Das jüdische Logbuch 03. Mai 2019

Mahnruf statt Selbstzweck

München, Mai 2019. Namen über Namen pflastern die Strassen. Im Begriff beim Gang durch Hamburg, Wien und München in diesen Tagen, bei jedem dieser Stolpersteine inne zu halten und die Geschichten hinter den in Bronze gegossenen Steinen zu googlen erhalten Strassenbilder eine ganz andere Bedeutung. Es sind milde Tage. Stunden um Stunden erschlies­sen sich die Familiendramen, das Monströse inmitten der Gesellschaft. Die Opfer von Deportationen, Enteignung und Massenmord werden sichtbar und Teil des öffentlichen Raums. Mitten im Heute. Überall. Die Installation von «Stolpersteinen» ist Europas grösstes Erinnerungsprojekt. Umstritten war es zu Beginn, das eine oder andere hätte anders, demokratischer, transparenter etabliert werden können, wenn der öffentliche Raum im Sinne der Res Publica erreicht wird. Es bleibt dennoch das sichtbarste und letztlich eines der sinnvollsten Projekte. Was ist in den letzten Jahrzehnten im Bereich von Erinnerung und Gedenken nicht alles an Schwachsinn, Instrumentalisierung von Opfern und ignoranter Verkennung der Erinnerungskultur an Opfer etabliert worden, die auch noch nach ihrer Ermordung ihrer Identität beraubt, verfremdet und politisch missbraucht werden.

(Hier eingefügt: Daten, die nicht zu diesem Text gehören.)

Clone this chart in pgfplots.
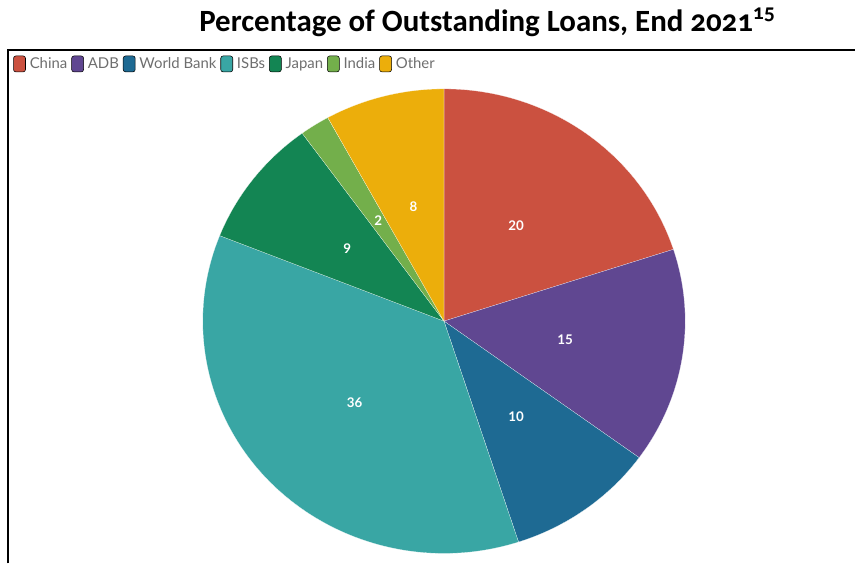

Die Erinnerung als Teil jüdischer Tradition beginnt allerdings nicht mit dem 20. Jahrhundert. Sie ist integraler Bestandteil der jüdischen Liturgie. Das Prinzip «Sachor» wird schon in der Thora über 160-mal angeführt. Mit Pessach, der Erinnerung an die Befreiung aus der Sklaverei, und der Omer-Zeit beginnt ein Zyklus der Besinnung und des Gedenkens. Jom Haschoah in Erinnerung an die Opfer des Holocaust und Jom Hasikaron an die Gefallenen für Israel folgen in diesen Tagen unmittelbar. Das Judentum kennt kein Märtyrtum. Es kennt das Leben im Jetzt, da die Erinnerung Teil des Bewusstseins und nicht der religiösen Überhöhung ist. Erinnerung in Form der Gedenkflamme noch vor aller sinnvoller und absurder Inszenierung. Der Gang endet am Mittwoch am Münchner Platz der Erinnerung an die Opfer des Nationalsozialismus mit seinem ewig brennenden Feuer. Der Wind lässt die Flammen hörbar lodern. Ansonsten ist nichts zu hören. Menschen sitzen auf den Bänken und verinnerlichen den Moment. Das Trauma von Generationen wirkt fort und damit auch die Ohnmacht, die Überforderung einer Gesellschaft, die Geschichte aufzuarbeiten. Doch Gedenken ist kein Selbstzweck. Gedenken kann nur der Mahnruf sein von Generation zu Generation das Unmenschliche im Menschen zu überwinden.

Yves Kugelmann ist Chefredaktor der JM Jüdischen Medien AG.